Near the end of the less than three-minute clip released Monday, which led to Sherrod’s firing, her remarks hinted that she had realized her thoughts and actions were wrong.

“It was revealed to me that it’s about poor versus those who have. It’s not so much about white — it is about white and black — but it’s not, you know. It opened my eyes, because I took him to one of his own,” she said, referring to a white attorney who she, then a nonprofit agency worker, had taken the farmer to see.

Andrew Breitbart, who runs BigGovernment.com, said Tuesday on CNN that he had video of Sherrod’s full remarks but was “protecting” the person who sent him the video by not posting the entire video online.

“If I get the OK from the people who have the rights to the video to put it up on the Internet, I have no problem with it,” Breitbart said.

Sherrod was forced to resign Monday. She said Tuesday she was told the White House wanted her to resign, but Vilsack has said it was his decision. White House officials have said they communicated about Sherrod with USDA officials before and after she was fired, and that President Obama himself was aware of the situation, but deny putting any pressure on the USDA as to what course of action to take.

But the full video shows Sherrod explaining that the attorney she took the farmer to did not really help him, and that she went on to help him save his farm, a fact that the farmer, Roger Spooner, backed up in interviews with media on Tuesday.

“Working with him made me see that it’s really about those who have versus those who don’t. You know they could be back, they could be white, they could be Hispanic,” Sherrod said. “It made me realize then that I needed to work to help poor people, those who don’t have access the way others have.”

“I’ve come a long way. I knew that I couldn’t live with hate,” she said.

Sherrod also referred to the audience in the room, which appears on the video to have been only black people: “It’s sad that we don’t have a room full of white and blacks tonight, because we have to overcome the divisions that we have. We have to get to the point where, as Toni Morrison said, race exists but it doesn’t matter.”

And Sherrod urged her audience to be proactive in seeking reconciliation with other races: “The change has to start with us. Somehow we’ve got to make the other side of town work with us. We’ve got to make our communities what they need to be.”

Sherrod does say in the video that much of the protests against Obama’s health care law, which was passed by Congress a week before her speech amid great acrimony, were fueled by racist antipathy toward the president.
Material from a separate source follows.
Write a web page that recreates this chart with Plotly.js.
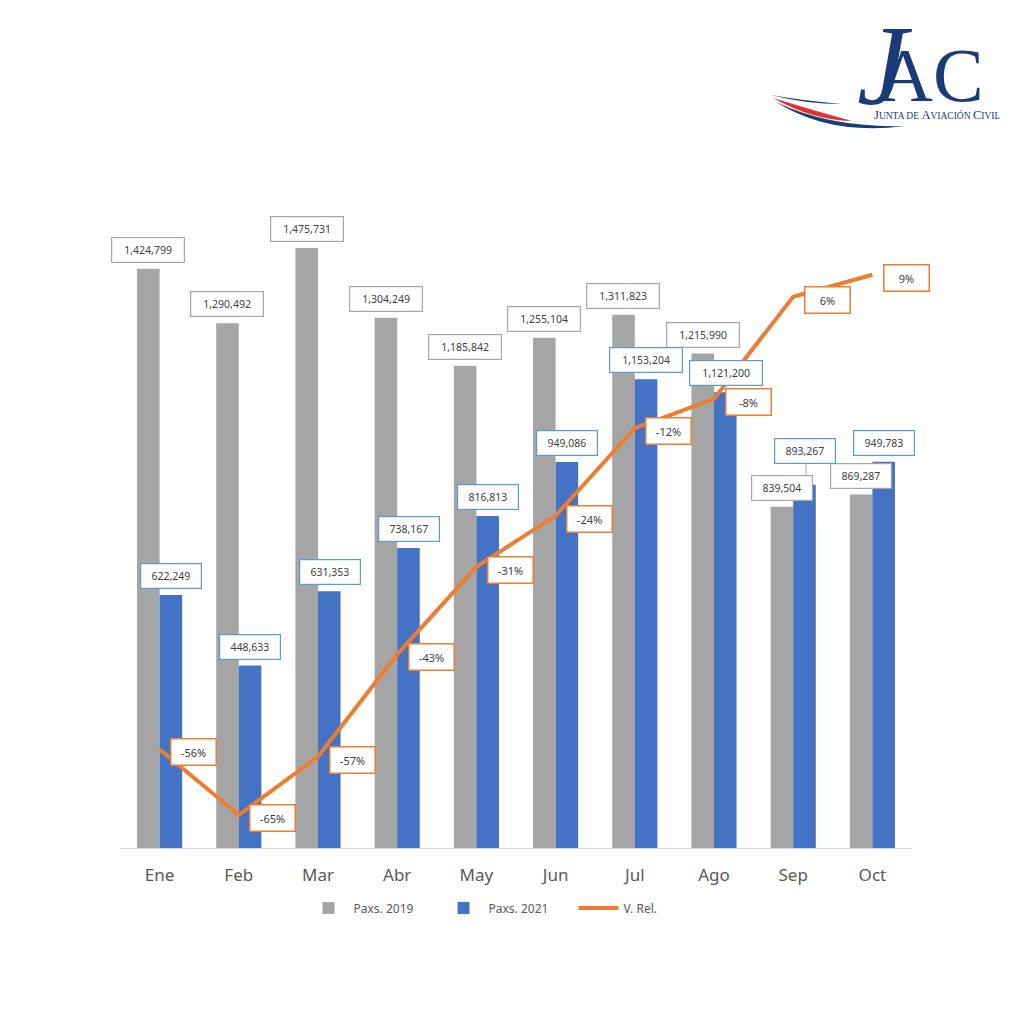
<!DOCTYPE html>
<html><head><meta charset="utf-8">
<script src="https://cdn.plot.ly/plotly-3.0.1.min.js"></script>
<style>html,body{margin:0;padding:0;background:#fff}#chart{width:1024px;height:1024px}</style>
</head><body><div id="chart"></div>
<script>
const months = ['Ene','Feb','Mar','Abr','May','Jun','Jul','Ago','Sep','Oct'];
const pax2019 = [1424799,1290492,1475731,1304249,1185842,1255104,1311823,1215990,839504,869287];
const pax2021 = [622249,448633,631353,738167,816813,949086,1153204,1121200,893267,949783];
const varRel = [-56,-65,-57,-43,-31,-24,-12,-8,6,9];
const seriesNames = ['Paxs. 2019','Paxs. 2021','V. Rel.'];

const GRAY='#A5A5A5', BLUE='#4472C4', ORANGE='#ED7D31';
const FONT='Noto Sans, Open Sans, sans-serif';
const L=120, R=912, T=220, B=848;
const px = x => (x-L)/(R-L);
const py = y => (B-y)/(B-T);

const traces = [
  {type:'bar', name:seriesNames[0], x:months, y:pax2019, marker:{color:GRAY}, hoverinfo:'skip'},
  {type:'bar', name:seriesNames[1], x:months, y:pax2021, marker:{color:BLUE}, hoverinfo:'skip'},
  {type:'scatter', mode:'lines', name:seriesNames[2], x:months, y:varRel, yaxis:'y2',
   line:{color:ORANGE, width:4}, hoverinfo:'skip'}
];

const fmt = v => v.toLocaleString('en-US');
const boxW = t => t.length*6.2+8;
const ann = [];
months.forEach((m,i)=>{
  const t1 = fmt(pax2019[i]);
  ann.push({x:m, y:pax2019[i], xref:'x', yref:'y', xshift:-11.5, yshift:19, showarrow:false,
    text:t1, width:boxW(t1), height:16, borderpad:4, bgcolor:'#fff', bordercolor:'#A6A6A6', borderwidth:1.2,
    font:{family:FONT, size:10.5, color:'#404040'}});
});
months.forEach((m,i)=>{
  const t2 = fmt(pax2021[i]);
  ann.push({x:m, y:pax2021[i], xref:'x', yref:'y', xshift:11.5, yshift:(m==='Sep'?34:19), showarrow:false,
    text:t2, width:boxW(t2), height:16, borderpad:4, bgcolor:'#fff', bordercolor:'#5B9BD5', borderwidth:1.2,
    font:{family:FONT, size:10.5, color:'#404040'}});
});
months.forEach((m,i)=>{
  const t3 = varRel[i]+'%';
  ann.push({x:m, y:varRel[i], xref:'x', yref:'y2', xshift:34, yshift:-3, showarrow:false,
    text:t3, width:36, height:17, borderpad:4, bgcolor:'#fff', bordercolor:ORANGE, borderwidth:1.5,
    font:{family:FONT, size:11, color:'#404040'}});
});

// Logo (decoration)
const NAVY='#1B3B78';
ann.push({xref:'paper', yref:'paper', x:px(855), y:py(66), xanchor:'left', yanchor:'middle', showarrow:false,
  text:'J', font:{family:'Liberation Serif, serif', size:114, color:NAVY, style:'italic'}});
ann.push({xref:'paper', yref:'paper', x:px(876), y:py(75), xanchor:'left', yanchor:'middle', showarrow:false,
  text:'AC', font:{family:'Liberation Serif, serif', size:76, color:NAVY}});
ann.push({xref:'paper', yref:'paper', x:px(872), y:py(115), xanchor:'left', yanchor:'middle', showarrow:false,
  text:'J<span style="font-size:9.5px">UNTA DE </span>A<span style="font-size:9.5px">VIACIÓN </span>C<span style="font-size:9.5px">IVIL</span>',
  font:{family:'Liberation Serif, serif', size:12.5, color:NAVY}});

const P = (x,y)=> px(x).toFixed(4)+','+py(y).toFixed(4);
const shapes = [
  {type:'path', xref:'paper', yref:'paper', line:{width:0}, fillcolor:'#E0322F',
   path:'M'+P(773,98)+' Q'+P(812,120)+' '+P(852,121)+' Q'+P(812,110)+' '+P(773,98)+' Z'},
  {type:'path', xref:'paper', yref:'paper', line:{width:0}, fillcolor:NAVY,
   path:'M'+P(776,102)+' Q'+P(830,136)+' '+P(905,126)+' Q'+P(830,128)+' '+P(776,102)+' Z'},
  {type:'path', xref:'paper', yref:'paper', line:{width:0}, fillcolor:NAVY,
   path:'M'+P(771,95)+' Q'+P(805,104)+' '+P(842,104)+' Q'+P(805,101)+' '+P(771,95)+' Z'},
  // leader line for Sep label
  {type:'line', xref:'paper', yref:'paper', x0:px(806), x1:px(806), y0:py(463), y1:py(476), line:{color:'#A6A6A6', width:1}}
];

const layout = {
  width:1024, height:1024,
  margin:{l:L, r:1024-R, t:T, b:1024-B, pad:0},
  paper_bgcolor:'#fff', plot_bgcolor:'#fff',
  barmode:'group', bargap:0.43, bargroupgap:0,
  showlegend:true,
  legend:{orientation:'h', x:px(506), xanchor:'center', y:py(908), yanchor:'middle',
    font:{family:FONT, size:12, color:'#595959'}, itemwidth:40, entrywidth:80, traceorder:'normal'},
  xaxis:{type:'category', range:[-0.5, 9.5], autorange:false, showline:true, linecolor:'#D9D9D9', linewidth:1, showgrid:false, zeroline:false,
    ticks:'outside', ticklen:12, tickcolor:'rgba(0,0,0,0)',
    tickfont:{family:FONT, size:17, color:'#595959'}},
  yaxis:{range:[0, (B-T)*1475731/600], autorange:false, visible:false, showgrid:false, zeroline:false},
  yaxis2:{range:[-69.52, -69.52+(B-T)/7.3], autorange:false, overlaying:'y', side:'right', visible:false, showgrid:false, zeroline:false},
  annotations:ann, shapes:shapes
};
Plotly.newPlot('chart', traces, layout, {displayModeBar:false, staticPlot:true});
</script></body></html>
“I haven’t seen such mean-spirited people as I’ve seen lately over this issue of health care. Some of the racism that we thought was buried: didn’t it surface?” she said. “Now we endured eight years of the Bush’s, and we didn’t do the stuff these Republicans are doing because you have a black president.”

Sherrod also spoke at two points in the video of how secure and well-paying government jobs are, and encouraged young people to seek them out.

Breitbart has pointed to these statements as evidence of “why the Tea Party is upset.”

“It is because bureaucrats like Shirley Sherrod think that when they get into a position of power that they can hire people and not fire them,” he said on CNN.

However, though her calls for young people to obtain government jobs receive the most emphasis, Sherrod does encourage young people in the audience to “start thinking about how to become entrepreneurs.”